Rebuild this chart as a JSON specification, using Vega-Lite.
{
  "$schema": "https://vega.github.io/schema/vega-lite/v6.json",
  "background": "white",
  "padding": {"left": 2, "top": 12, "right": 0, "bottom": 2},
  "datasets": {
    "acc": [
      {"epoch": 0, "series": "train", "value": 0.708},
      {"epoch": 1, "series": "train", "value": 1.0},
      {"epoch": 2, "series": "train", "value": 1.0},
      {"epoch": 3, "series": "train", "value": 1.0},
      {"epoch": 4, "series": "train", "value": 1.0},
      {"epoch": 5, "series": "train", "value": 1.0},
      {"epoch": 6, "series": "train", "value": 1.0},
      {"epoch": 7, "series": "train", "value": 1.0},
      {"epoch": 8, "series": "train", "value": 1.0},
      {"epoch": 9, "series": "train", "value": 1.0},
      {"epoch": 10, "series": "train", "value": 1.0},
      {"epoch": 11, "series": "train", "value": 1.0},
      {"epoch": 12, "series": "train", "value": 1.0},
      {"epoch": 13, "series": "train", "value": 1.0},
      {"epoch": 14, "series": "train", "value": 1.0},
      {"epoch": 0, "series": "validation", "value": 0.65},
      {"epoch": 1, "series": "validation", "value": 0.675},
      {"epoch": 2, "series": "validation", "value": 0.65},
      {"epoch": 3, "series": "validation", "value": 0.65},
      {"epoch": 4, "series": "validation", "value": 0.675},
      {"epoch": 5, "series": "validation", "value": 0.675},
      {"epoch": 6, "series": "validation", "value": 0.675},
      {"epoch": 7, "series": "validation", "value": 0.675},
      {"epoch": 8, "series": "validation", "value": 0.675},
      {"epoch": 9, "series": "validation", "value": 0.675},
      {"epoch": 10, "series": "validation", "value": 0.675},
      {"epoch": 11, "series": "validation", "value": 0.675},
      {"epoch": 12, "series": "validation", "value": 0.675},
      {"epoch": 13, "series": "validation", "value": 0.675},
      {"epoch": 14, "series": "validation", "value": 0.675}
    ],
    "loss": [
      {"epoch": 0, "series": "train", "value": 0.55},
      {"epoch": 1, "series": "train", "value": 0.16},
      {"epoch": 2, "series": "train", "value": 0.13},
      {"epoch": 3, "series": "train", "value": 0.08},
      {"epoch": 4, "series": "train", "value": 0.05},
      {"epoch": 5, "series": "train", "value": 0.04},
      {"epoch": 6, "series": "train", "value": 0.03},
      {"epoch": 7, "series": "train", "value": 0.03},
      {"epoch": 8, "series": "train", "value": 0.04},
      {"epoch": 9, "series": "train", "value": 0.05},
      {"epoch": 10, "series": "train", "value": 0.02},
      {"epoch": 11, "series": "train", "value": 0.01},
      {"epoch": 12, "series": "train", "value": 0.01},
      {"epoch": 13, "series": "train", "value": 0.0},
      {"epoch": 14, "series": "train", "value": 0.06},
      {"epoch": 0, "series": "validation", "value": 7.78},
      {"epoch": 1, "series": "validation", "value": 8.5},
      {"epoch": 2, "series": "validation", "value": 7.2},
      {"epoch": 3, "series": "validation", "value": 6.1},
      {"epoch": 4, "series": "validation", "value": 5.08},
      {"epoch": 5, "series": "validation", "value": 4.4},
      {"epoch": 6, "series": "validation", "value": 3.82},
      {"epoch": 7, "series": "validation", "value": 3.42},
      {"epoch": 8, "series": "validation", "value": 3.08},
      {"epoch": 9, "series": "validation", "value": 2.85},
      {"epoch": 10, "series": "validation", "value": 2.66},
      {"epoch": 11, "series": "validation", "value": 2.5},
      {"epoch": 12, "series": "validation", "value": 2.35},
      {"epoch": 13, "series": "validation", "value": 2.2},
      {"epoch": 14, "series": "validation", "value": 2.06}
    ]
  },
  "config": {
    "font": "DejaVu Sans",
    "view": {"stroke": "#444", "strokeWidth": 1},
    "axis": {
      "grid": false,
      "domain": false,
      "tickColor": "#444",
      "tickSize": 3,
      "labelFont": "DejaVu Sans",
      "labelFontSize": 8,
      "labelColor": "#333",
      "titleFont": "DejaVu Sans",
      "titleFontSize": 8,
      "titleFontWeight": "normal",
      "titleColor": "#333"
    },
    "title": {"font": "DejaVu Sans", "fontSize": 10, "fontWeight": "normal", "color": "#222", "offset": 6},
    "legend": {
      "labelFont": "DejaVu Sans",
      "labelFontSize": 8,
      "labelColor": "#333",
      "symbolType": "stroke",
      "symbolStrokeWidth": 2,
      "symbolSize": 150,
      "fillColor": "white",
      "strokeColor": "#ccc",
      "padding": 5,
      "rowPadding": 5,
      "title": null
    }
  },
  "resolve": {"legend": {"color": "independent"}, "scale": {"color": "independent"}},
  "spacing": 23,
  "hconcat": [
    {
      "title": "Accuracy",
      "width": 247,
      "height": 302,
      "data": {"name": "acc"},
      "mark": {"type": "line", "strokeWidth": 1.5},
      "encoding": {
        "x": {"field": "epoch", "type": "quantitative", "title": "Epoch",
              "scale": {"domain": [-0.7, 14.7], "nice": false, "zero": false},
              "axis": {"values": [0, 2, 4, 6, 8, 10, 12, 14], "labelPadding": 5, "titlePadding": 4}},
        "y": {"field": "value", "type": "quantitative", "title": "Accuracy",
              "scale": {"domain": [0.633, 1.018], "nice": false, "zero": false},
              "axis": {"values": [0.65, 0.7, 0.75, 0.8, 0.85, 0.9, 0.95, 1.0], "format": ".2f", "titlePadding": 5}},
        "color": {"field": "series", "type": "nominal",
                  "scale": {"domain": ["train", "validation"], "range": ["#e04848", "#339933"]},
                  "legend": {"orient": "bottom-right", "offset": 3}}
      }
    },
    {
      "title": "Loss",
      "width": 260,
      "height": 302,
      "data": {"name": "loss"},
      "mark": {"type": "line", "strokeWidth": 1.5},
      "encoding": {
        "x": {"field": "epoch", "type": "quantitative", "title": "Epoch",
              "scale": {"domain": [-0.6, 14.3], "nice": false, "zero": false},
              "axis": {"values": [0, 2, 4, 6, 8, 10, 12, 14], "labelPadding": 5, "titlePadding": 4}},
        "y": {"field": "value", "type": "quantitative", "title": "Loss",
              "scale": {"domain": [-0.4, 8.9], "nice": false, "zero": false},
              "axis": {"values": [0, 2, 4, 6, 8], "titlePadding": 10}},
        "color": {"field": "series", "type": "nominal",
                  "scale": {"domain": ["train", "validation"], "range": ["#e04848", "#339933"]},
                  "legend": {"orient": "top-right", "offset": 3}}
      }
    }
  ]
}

DESCRIPTION OF THE TASK => Repeat the material from above exactly, word for word.

COMPLETED EXERCISE =>
Rebuild this chart as a JSON specification, using Vega-Lite.
{
  "$schema": "https://vega.github.io/schema/vega-lite/v6.json",
  "background": "white",
  "padding": {"left": 2, "top": 12, "right": 0, "bottom": 2},
  "datasets": {
    "acc": [
      {"epoch": 0, "series": "train", "value": 0.708},
      {"epoch": 1, "series": "train", "value": 1.0},
      {"epoch": 2, "series": "train", "value": 1.0},
      {"epoch": 3, "series": "train", "value": 1.0},
      {"epoch": 4, "series": "train", "value": 1.0},
      {"epoch": 5, "series": "train", "value": 1.0},
      {"epoch": 6, "series": "train", "value": 1.0},
      {"epoch": 7, "series": "train", "value": 1.0},
      {"epoch": 8, "series": "train", "value": 1.0},
      {"epoch": 9, "series": "train", "value": 1.0},
      {"epoch": 10, "series": "train", "value": 1.0},
      {"epoch": 11, "series": "train", "value": 1.0},
      {"epoch": 12, "series": "train", "value": 1.0},
      {"epoch": 13, "series": "train", "value": 1.0},
      {"epoch": 14, "series": "train", "value": 1.0},
      {"epoch": 0, "series": "validation", "value": 0.65},
      {"epoch": 1, "series": "validation", "value": 0.675},
      {"epoch": 2, "series": "validation", "value": 0.65},
      {"epoch": 3, "series": "validation", "value": 0.65},
      {"epoch": 4, "series": "validation", "value": 0.675},
      {"epoch": 5, "series": "validation", "value": 0.675},
      {"epoch": 6, "series": "validation", "value": 0.675},
      {"epoch": 7, "series": "validation", "value": 0.675},
      {"epoch": 8, "series": "validation", "value": 0.675},
      {"epoch": 9, "series": "validation", "value": 0.675},
      {"epoch": 10, "series": "validation", "value": 0.675},
      {"epoch": 11, "series": "validation", "value": 0.675},
      {"epoch": 12, "series": "validation", "value": 0.675},
      {"epoch": 13, "series": "validation", "value": 0.675},
      {"epoch": 14, "series": "validation", "value": 0.675}
    ],
    "loss": [
      {"epoch": 0, "series": "train", "value": 0.55},
      {"epoch": 1, "series": "train", "value": 0.16},
      {"epoch": 2, "series": "train", "value": 0.13},
      {"epoch": 3, "series": "train", "value": 0.08},
      {"epoch": 4, "series": "train", "value": 0.05},
      {"epoch": 5, "series": "train", "value": 0.04},
      {"epoch": 6, "series": "train", "value": 0.03},
      {"epoch": 7, "series": "train", "value": 0.03},
      {"epoch": 8, "series": "train", "value": 0.04},
      {"epoch": 9, "series": "train", "value": 0.05},
      {"epoch": 10, "series": "train", "value": 0.02},
      {"epoch": 11, "series": "train", "value": 0.01},
      {"epoch": 12, "series": "train", "value": 0.01},
      {"epoch": 13, "series": "train", "value": 0.0},
      {"epoch": 14, "series": "train", "value": 0.06},
      {"epoch": 0, "series": "validation", "value": 7.78},
      {"epoch": 1, "series": "validation", "value": 8.5},
      {"epoch": 2, "series": "validation", "value": 7.2},
      {"epoch": 3, "series": "validation", "value": 6.1},
      {"epoch": 4, "series": "validation", "value": 5.08},
      {"epoch": 5, "series": "validation", "value": 4.4},
      {"epoch": 6, "series": "validation", "value": 3.82},
      {"epoch": 7, "series": "validation", "value": 3.42},
      {"epoch": 8, "series": "validation", "value": 3.08},
      {"epoch": 9, "series": "validation", "value": 2.85},
      {"epoch": 10, "series": "validation", "value": 2.66},
      {"epoch": 11, "series": "validation", "value": 2.5},
      {"epoch": 12, "series": "validation", "value": 2.35},
      {"epoch": 13, "series": "validation", "value": 2.2},
      {"epoch": 14, "series": "validation", "value": 2.06}
    ]
  },
  "config": {
    "font": "DejaVu Sans",
    "view": {"stroke": "#444", "strokeWidth": 1},
    "axis": {
      "grid": false,
      "domain": false,
      "tickColor": "#444",
      "tickSize": 3,
      "labelFont": "DejaVu Sans",
      "labelFontSize": 8,
      "labelColor": "#333",
      "titleFont": "DejaVu Sans",
      "titleFontSize": 8,
      "titleFontWeight": "normal",
      "titleColor": "#333"
    },
    "title": {"font": "DejaVu Sans", "fontSize": 10, "fontWeight": "normal", "color": "#222", "offset": 6},
    "legend": {
      "labelFont": "DejaVu Sans",
      "labelFontSize": 8,
      "labelColor": "#333",
      "symbolType": "stroke",
      "symbolStrokeWidth": 2,
      "symbolSize": 150,
      "fillColor": "white",
      "strokeColor": "#ccc",
      "padding": 5,
      "rowPadding": 5,
      "title": null
    }
  },
  "resolve": {"legend": {"color": "independent"}, "scale": {"color": "independent"}},
  "spacing": 23,
  "hconcat": [
    {
      "title": "Accuracy",
      "width": 247,
      "height": 302,
      "data": {"name": "acc"},
      "mark": {"type": "line", "strokeWidth": 1.5},
      "encoding": {
        "x": {"field": "epoch", "type": "quantitative", "title": "Epoch",
              "scale": {"domain": [-0.7, 14.7], "nice": false, "zero": false},
              "axis": {"values": [0, 2, 4, 6, 8, 10, 12, 14], "labelPadding": 5, "titlePadding": 4}},
        "y": {"field": "value", "type": "quantitative", "title": "Accuracy",
              "scale": {"domain": [0.633, 1.018], "nice": false, "zero": false},
              "axis": {"values": [0.65, 0.7, 0.75, 0.8, 0.85, 0.9, 0.95, 1.0], "format": ".2f", "titlePadding": 5}},
        "color": {"field": "series", "type": "nominal",
                  "scale": {"domain": ["train", "validation"], "range": ["#e04848", "#339933"]},
                  "legend": {"orient": "bottom-right", "offset": 3}}
      }
    },
    {
      "title": "Loss",
      "width": 260,
      "height": 302,
      "data": {"name": "loss"},
      "mark": {"type": "line", "strokeWidth": 1.5},
      "encoding": {
        "x": {"field": "epoch", "type": "quantitative", "title": "Epoch",
              "scale": {"domain": [-0.6, 14.3], "nice": false, "zero": false},
              "axis": {"values": [0, 2, 4, 6, 8, 10, 12, 14], "labelPadding": 5, "titlePadding": 4}},
        "y": {"field": "value", "type": "quantitative", "title": "Loss",
              "scale": {"domain": [-0.4, 8.9], "nice": false, "zero": false},
              "axis": {"values": [0, 2, 4, 6, 8], "titlePadding": 10}},
        "color": {"field": "series", "type": "nominal",
                  "scale": {"domain": ["train", "validation"], "range": ["#e04848", "#339933"]},
                  "legend": {"orient": "top-right", "offset": 3}}
      }
    }
  ]
}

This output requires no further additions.